I'm always a little fascinated with large amounts of snow and find little projects to do in it. When I was kid, I would build beasts and buildings from the snow, but I'd also make elaborate path systems for the chickens. Today I dug a path to the woodshed (as our indoor wood supply is rapidly depleting) and then made another path connecting the woodshed to the dog house, which another path already ran to (since Charlotte likes to carry fun things to lick out to the dog house to work on).
I resumed work on my I2C bootloader project, using the serial logging capability to closely investigate where exactly the code was reaching. In so doing, I found I could reliably switch to the bootloader and begin writing a new sketch with it. It would crap out after 128 bytes, but I confirmed with a hex editor that the first 128 bytes were indeed correct.
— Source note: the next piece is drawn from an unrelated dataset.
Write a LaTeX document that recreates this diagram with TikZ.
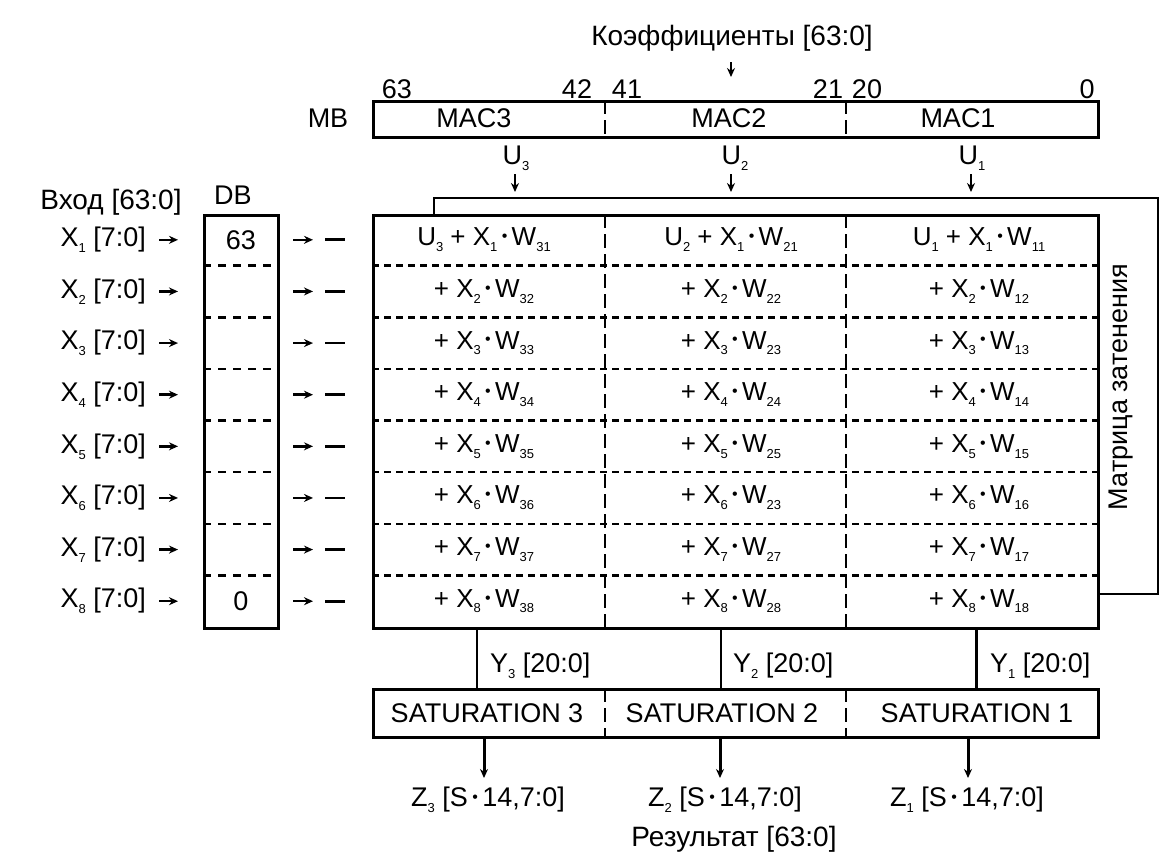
\documentclass[tikz,border=0pt]{standalone}
\usepackage{fontspec}
\setmainfont{Liberation Sans}
\usetikzlibrary{arrows.meta,calc}
\newcommand{\ix}[1]{\raisebox{-0.22em}{\fontsize{13}{13}\selectfont #1}}
\newcommand{\dotop}{\,\raisebox{0.16em}{\fontsize{16}{16}\selectfont •}\,}
\begin{document}
\begin{tikzpicture}[x=1pt,y=-1pt,
  lbl/.style={inner sep=0pt, font=\fontsize{27}{30}\selectfont},
  cyr/.style={inner sep=0pt, font=\fontsize{28}{32}\selectfont},
  cell/.style={inner sep=0pt, font=\fontsize{26}{30}\selectfont},
  bigbox/.style={draw, line width=3pt, inner sep=0pt, anchor=north west},
  rowline/.style={line width=2.5pt, dash pattern=on 7pt off 5pt},
  colline/.style={line width=2pt, dash pattern=on 14pt off 6pt},
  dbline/.style={line width=2.5pt, dash pattern=on 8pt off 7pt},
  arr/.style={line width=2.5pt, -{Stealth[length=9pt,width=8pt]}},
  wire/.style={line width=2.2pt}]
\useasboundingbox (0,0) rectangle (1168,855);

% column divider positions
\coordinate (d1) at (605,0);
\coordinate (d2) at (846,0);

% ---------- top ----------
\node[cyr] (coef) at (732,38) {Коэффициенты [63:0]};
\coordinate (ca1) at (731,62);
\coordinate (ca2) at (731,77);
\draw[arr] (ca1) -- (ca2);

\foreach \t/\x in {63/397, 42/577, 41/627, 21/828, 20/867, 0/1087}
  \node[lbl] (bit\t) at (\x,89) {\t};

\node[bigbox, minimum width=725pt, minimum height=36pt] (mb) at (372,100) {};
\node[lbl] (mblbl) at (328,118) {MB};
\draw[colline] (mb.north -| d1) -- (mb.south -| d1);
\draw[colline] (mb.north -| d2) -- (mb.south -| d2);
\node[lbl] (mac3) at (474,118) {MAC3};
\node[lbl] (mac2) at (729,118) {MAC2};
\node[lbl] (mac1) at (958,118) {MAC1};

\node[lbl] (u3) at (516,158) {U\ix{3}};
\node[lbl] (u2) at (735,158) {U\ix{2}};
\node[lbl] (u1) at (972,158) {U\ix{1}};
\foreach \k/\x in {3/515, 2/731, 1/971} {
  \coordinate (ua\k) at (\x,174);
  \coordinate (ub\k) at (\x,192);
  \draw[arr] (ua\k) -- (ub\k);
}

% ---------- matrix ----------
\node[bigbox, minimum width=725pt, minimum height=413pt] (mat) at (372,214) {};
\foreach \i in {1,...,7} {
  \pgfmathsetmacro{\yy}{214+\i*51.625}
  \draw[rowline] (mat.west |- 0,\yy) -- (mat.east |- 0,\yy);
}
\draw[colline] (mat.north -| d1) -- (mat.south -| d1);
\draw[colline] (mat.north -| d2) -- (mat.south -| d2);

% feedback loop
\coordinate (fb0) at (434,214);
\coordinate (fb1) at (434,198);
\coordinate (fb2) at (1158,198);
\coordinate (fb3) at (1158,594);
\coordinate (fb4) at (1097,594);
\draw[wire] (fb0) -- (fb1) -- (fb2) -- (fb3) -- (fb4);
\node[cyr, rotate=90, font=\fontsize{27}{30}\selectfont] (shade) at (1121,387) {Матрица затенения};

% cells
\pgfmathsetmacro{\ya}{214+0.5*51.625}
\node[cell] (c13) at (484,\ya) {U\ix{3} + X\ix{1}\dotop W\ix{31}};
\node[cell] (c12) at (731,\ya) {U\ix{2} + X\ix{1}\dotop W\ix{21}};
\node[cell] (c11) at (979,\ya) {U\ix{1} + X\ix{1}\dotop W\ix{11}};
\foreach \r/\a/\b/\c in {2/32/22/12, 3/33/23/13, 4/34/24/14, 5/35/25/15, 6/36/23/16, 7/37/27/17, 8/38/28/18} {
  \pgfmathsetmacro{\yr}{214+(\r-0.5)*51.625}
  \node[cell] (c\r3) at (484,\yr) {+ X\ix{\r}\dotop W\ix{\a}};
  \node[cell] (c\r2) at (731,\yr) {+ X\ix{\r}\dotop W\ix{\b}};
  \node[cell] (c\r1) at (979,\yr) {+ X\ix{\r}\dotop W\ix{\c}};
}

% ---------- DB and inputs ----------
\node[bigbox, minimum width=74pt, minimum height=413pt] (db) at (203,214) {};
\node[lbl] (dblbl) at (233,195) {DB};
\node[cyr] (vhod) at (111,202) {Вход [63:0]};
\foreach \i in {1,...,7} {
  \pgfmathsetmacro{\yy}{214+\i*51.625}
  \draw[dbline] (db.west |- 0,\yy) -- (db.east |- 0,\yy);
}
\node[lbl] (db63) at (241,{214+0.5*51.625}) {63};
\node[lbl] (db0) at (241,{214+7.5*51.625}) {0};

\foreach \r in {1,...,8} {
  \pgfmathsetmacro{\yr}{214+(\r-0.5)*51.625}
  \node[lbl, anchor=east] (x\r) at (146,\yr) {X\ix{\r} [7:0]};
  \coordinate (xa\r) at (159,\yr);
  \coordinate (xb\r) at (178,\yr);
  \draw[arr] (xa\r) -- (xb\r);
  \coordinate (oa\r) at (293,\yr);
  \coordinate (ob\r) at (313,\yr);
  \draw[arr] (oa\r) -- (ob\r);
  \coordinate (la\r) at (325,\yr);
  \coordinate (lb\r) at (345,\yr);
  \draw[line width=2.8pt] (la\r) -- (lb\r);
}

% ---------- bottom ----------
\node[draw, line width=2.5pt, inner sep=0pt, anchor=north west, minimum width=725pt, minimum height=48pt] (sat) at (372,688) {};
\draw[colline] (sat.north -| d1) -- (sat.south -| d1);
\draw[colline] (sat.north -| d2) -- (sat.south -| d2);
\node[lbl] (s3) at (487,713) {SATURATION 3};
\node[lbl] (s2) at (722,713) {SATURATION 2};
\node[lbl] (s1) at (977,713) {SATURATION 1};

\coordinate (y3x) at (477,0);
\coordinate (y2x) at (721,0);
\coordinate (y1x) at (976,0);
\draw[wire] (mat.south -| y3x) -- (sat.north -| y3x);
\draw[wire] (mat.south -| y2x) -- (sat.north -| y2x);
\draw[line width=3pt] (mat.south -| y1x) -- (sat.north -| y1x);
\node[lbl, anchor=west] (y3) at (490,666) {Y\ix{3} [20:0]};
\node[lbl, anchor=west] (y2) at (733,666) {Y\ix{2} [20:0]};
\node[lbl, anchor=west] (y1) at (990,666) {Y\ix{1} [20:0]};

\foreach \k/\x in {3/484, 2/720, 1/968} {
  \coordinate (za\k) at (\x,736);
  \coordinate (zb\k) at (\x,778);
  \draw[arr, line width=3pt] (za\k) -- (zb\k);
}
\node[lbl] (z3) at (488,800) {Z\ix{3} [S\dotop 14,7:0]};
\node[lbl] (z2) at (725,800) {Z\ix{2} [S\dotop 14,7:0]};
\node[lbl] (z1) at (967,800) {Z\ix{1} [S\dotop 14,7:0]};
\node[cyr] (res) at (734,839) {Результат [63:0]};
\end{tikzpicture}
\end{document}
So then I turned to ChatGPT, providing code and logs and asking what might go wrong. Again it confidently gave me code to implement, which I did on the off-chance it would work. But if anything, it seemed to be making my system work worse, not better. I should know better, but I do it anyway.
This evening I made spaghetti with a side frying pan of Impossible sausage, somewhat-dehydrated mushrooms, and onions. The episode of Nathan For You that we watched tonight was the one where Nathan fakes a video of a little pig saving a drowning baby goat, a video that actually went mega-viral back when the series was being produced (in 20212 or 2013).